Two months after announcing its plans, according to a report by Variety, The Walt Disney Co. has completed its $4.06 billion acquisition of Lucasfilm.
Under terms of the merger agreement, Disney issued 37,076,679 shares and made acash payment of $2,208,199,950.
Disney made the announcement at the close of trading on the New York Stock Exchange last week on Friday, where Disney stock closed at $50 a share.
Disney surprised Hollywood on October 30 when it unveiled its agreement to buy Lucasfilm Ltd. from George Lucas. Kathleen Kennedy, who was tapped by Lucas as his successor in June, will serve as president of Lucasfilm, overseeing all aspects of the Star Wars franchise, and reporting to Disney Studios chairman Alan Horn.
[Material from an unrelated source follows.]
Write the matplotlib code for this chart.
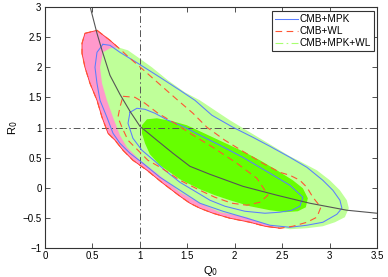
import matplotlib
matplotlib.use("Agg")
import matplotlib.pyplot as plt
from matplotlib.lines import Line2D

plt.rcParams['font.family'] = ['Liberation Sans', 'DejaVu Sans']

# ---- data (Q0, R0) ----
wl2_q = [0.548, 0.685, 0.769, 0.896, 1.054, 1.233, 1.401, 1.560, 1.707, 1.897, 2.086, 2.297,
         2.476, 2.582, 2.687, 2.761, 2.824, 2.908, 2.866, 2.761, 2.613, 2.476, 2.318, 2.160,
         1.949, 1.770, 1.633, 1.528, 1.423, 1.243, 1.075, 0.927, 0.822, 0.738, 0.664, 0.601,
         0.548, 0.474, 0.421, 0.390, 0.390, 0.421]
wl2_r = [2.613, 2.447, 2.331, 2.148, 1.933, 1.683, 1.451, 1.236, 1.004, 0.788, 0.605, 0.406,
         0.256, 0.207, 0.124, 0.007, -0.158, -0.324, -0.489, -0.573, -0.639, -0.672, -0.639, -0.573,
         -0.506, -0.423, -0.340, -0.257, -0.141, 0.074, 0.290, 0.456, 0.622, 0.788, 0.904, 1.169,
         1.451, 1.733, 1.999, 2.231, 2.397, 2.563]

wl1_q = [0.822, 0.948, 1.054, 1.191, 1.370, 1.528, 1.770, 2.023, 2.234, 2.297, 2.350, 2.266,
         2.129, 1.971, 1.791, 1.633, 1.423, 1.233, 1.085, 0.980, 0.875, 0.811, 0.769, 0.790]
wl1_r = [1.518, 1.501, 1.402, 1.236, 1.070, 0.904, 0.671, 0.406, 0.157, 0.007, -0.124, -0.240,
         -0.290, -0.257, -0.158, -0.042, 0.124, 0.323, 0.456, 0.622, 0.788, 1.004, 1.169, 1.335]

all2_q = [0.611, 0.685, 0.769, 0.875, 0.980, 1.127, 1.296, 1.475, 1.633, 1.791, 1.949, 2.160,
          2.318, 2.476, 2.582, 2.687, 2.866, 3.003, 3.109, 3.182, 3.203, 3.161, 3.056, 2.929,
          2.761, 2.582, 2.403, 2.266, 2.129, 1.844, 1.633, 1.423, 1.180, 1.001, 0.864, 0.790,
          0.717, 0.653, 0.601, 0.580]
all2_r = [2.248, 2.314, 2.331, 2.281, 2.165, 1.999, 1.783, 1.584, 1.451, 1.285, 1.120, 0.920,
          0.771, 0.622, 0.522, 0.439, 0.290, 0.124, -0.042, -0.207, -0.340, -0.489, -0.573, -0.639,
          -0.672, -0.689, -0.639, -0.573, -0.489, -0.406, -0.257, -0.075, 0.240, 0.456, 0.671, 0.871,
          1.169, 1.451, 1.733, 1.999]

all1_q = [1.022, 1.075, 1.180, 1.349, 1.496, 1.633, 1.791, 1.949, 2.107, 2.266, 2.445, 2.613,
          2.719, 2.771, 2.750, 2.666, 2.529, 2.371, 2.160, 1.949, 1.791, 1.633, 1.528, 1.423,
          1.317, 1.212, 1.106, 1.054, 1.022]
all1_r = [1.037, 1.136, 1.153, 1.103, 1.037, 0.937, 0.821, 0.705, 0.589, 0.456, 0.290, 0.124,
          -0.009, -0.174, -0.324, -0.390, -0.406, -0.373, -0.307, -0.207, -0.124, -0.025, 0.057, 0.140,
          0.256, 0.373, 0.555, 0.738, 0.904]

mpk2_q = [0.611, 0.685, 0.790, 0.980, 1.212, 1.423, 1.581, 1.760, 1.981, 2.192, 2.371, 2.582,
          2.761, 2.929, 3.035, 3.109, 3.130, 3.077, 2.929, 2.761, 2.582, 2.371, 2.129, 1.876,
          1.633, 1.423, 1.212, 1.033, 0.896, 0.790, 0.717, 0.653, 0.580, 0.548, 0.527, 0.548]
mpk2_r = [2.381, 2.364, 2.248, 2.065, 1.833, 1.617, 1.451, 1.203, 1.004, 0.837, 0.688, 0.505,
          0.339, 0.124, -0.042, -0.207, -0.340, -0.440, -0.573, -0.622, -0.656, -0.622, -0.506, -0.390,
          -0.257, -0.042, 0.174, 0.406, 0.572, 0.738, 0.904, 1.169, 1.451, 1.733, 1.999, 2.248]

mpk1_q = [0.896, 0.969, 1.054, 1.159, 1.296, 1.475, 1.633, 1.844, 2.086, 2.371, 2.582, 2.719,
          2.687, 2.603, 2.476, 2.318, 2.107, 1.897, 1.739, 1.581, 1.423, 1.264, 1.159, 1.022,
          0.927, 0.875]
mpk1_r = [1.252, 1.319, 1.302, 1.236, 1.120, 1.004, 0.871, 0.705, 0.505, 0.240, 0.041, -0.158,
          -0.307, -0.373, -0.406, -0.423, -0.390, -0.307, -0.207, -0.058, 0.090, 0.290, 0.439, 0.622,
          0.821, 1.070]

curve_q = [0.46, 0.548, 0.601, 0.685, 0.790, 0.896, 1.001, 1.180, 1.349, 1.528, 1.739, 2.086,
           2.445, 2.792, 3.182, 3.5]
curve_r = [3.1, 2.563, 2.281, 1.866, 1.551, 1.269, 1.020, 0.788, 0.572, 0.356, 0.223, 0.024,
           -0.124, -0.257, -0.373, -0.423]

labels = ['CMB+MPK', 'CMB+WL', 'CMB+MPK+WL']
xticks = [0, 0.5, 1, 1.5, 2, 2.5, 3, 3.5]
yticks = [-1, -0.5, 0, 0.5, 1, 1.5, 2, 2.5, 3]

PINK = '#ff99cc'
LGREEN = '#bfff99'
BGREEN = '#66ff00'
BLUE = '#5a7dff'
RED = '#ff5533'
DASH = (0, (6, 4))
DASHDOT = (0, (7, 3, 1.5, 3))

fig = plt.figure(figsize=(3.88, 2.77), dpi=100)
ax = fig.add_axes([45/388, 1-248/277, 332/388, 241/277])

def closed(a):
    return list(a) + [a[0]]

ax.fill(wl2_q, wl2_r, color=PINK, lw=0, zorder=1)
ax.plot(closed(wl2_q), closed(wl2_r), color='#ff2a2a', lw=0.6, zorder=1.5)
ax.fill(all2_q, all2_r, color=LGREEN, lw=0, zorder=2)
ax.fill(all1_q, all1_r, color=BGREEN, lw=0, zorder=3)

ax.axvline(1, color='#555555', lw=0.7, ls=DASHDOT, zorder=4)
ax.axhline(1, color='#555555', lw=0.7, ls=DASHDOT, zorder=4)

ax.plot(closed(mpk2_q), closed(mpk2_r), color=BLUE, lw=0.75, zorder=5)
ax.plot(closed(mpk1_q), closed(mpk1_r), color=BLUE, lw=0.75, zorder=5)
ax.plot(closed(wl2_q), closed(wl2_r), color=RED, lw=0.8, ls=DASH, zorder=5)
ax.plot(closed(wl1_q), closed(wl1_r), color=RED, lw=0.8, ls=DASH, zorder=5)

ax.plot(curve_q, curve_r, color='#555555', lw=0.8, zorder=6)

ax.set_xlim(0, 3.5)
ax.set_ylim(-1, 3)
ax.set_xticks(xticks)
ax.set_yticks(yticks)
ax.set_xticklabels(['0', '0.5', '1', '1.5', '2', '2.5', '3', '3.5'])
ax.set_yticklabels(['\u22121', '\u22120.5', '0', '0.5', '1', '1.5', '2', '2.5', '3'])
ax.tick_params(direction='in', length=3.5, width=0.6, labelsize=7, top=True, right=True,
               colors='#333333', labelcolor='black', pad=2.5)
for s in ax.spines.values():
    s.set_linewidth(0.8)
    s.set_color('#333333')
ax.set_xlabel('Q$_0$', fontsize=8, labelpad=2)
ax.set_ylabel('R$_0$', fontsize=8, labelpad=2)

handles = [Line2D([], [], color=BLUE, lw=0.75),
           Line2D([], [], color=RED, lw=0.8, ls=DASH),
           Line2D([], [], color='#a8ff70', lw=0.8, ls=DASHDOT)]
leg = ax.legend(handles, labels, loc='upper right', bbox_to_anchor=(0.991, 0.983),
                borderaxespad=0, fontsize=7.2, handlelength=2.3, handletextpad=0.15,
                labelspacing=0.2, borderpad=0.3, fancybox=False, framealpha=1)
leg.get_frame().set_edgecolor('#333333')
leg.get_frame().set_linewidth(0.8)
leg.set_zorder(10)

fig.savefig('out.png', dpi=100)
Transaction closed relatively swiftly, likely spurred by the potential capital gains tax increases next year. An expiration of the Bush-era tax cuts means an automatic capital gains jump from 15 percent to 23.8 percent, which has sped up activity in the mergers and acquisitions space.
Additionally, Disney has been one of the most proactive media conglomerates in addressing the potential fiscal cliff at the end of the year -- when income taxes would go up on almost everyone. In November, Disney boosted its annual dividend to shareholders by 25 percent to 75¢ a share.
Plans for the release of a new Star Wars feature in 2015 have been spotlighted since the acquisition announcement. The deal also gives Disney future possibilities in the Indiana Jones franchise, and other films in development at Lucasfilm, along with VFX shop Industrial Light & Magic, audio post house Skywalker Sound, and videogame developer LucasArts.
"We're thrilled to welcome Lucasfilm to the Disney family," said Disney topper Robert Iger in a statement. "Star Wars is one of the greatest family entertainment franchises of all time and this transaction combines that world class content with Disney's unique and unparalleled creativity across multiple platforms, businesses, and markets, which we believe will generate growth as well as significant long-term value."
Disney plans to release a new Star Wars film every two to three years, beginning with Star Wars: Episode VII in 2015, the same year it has scheduled its sequel to The Avengers.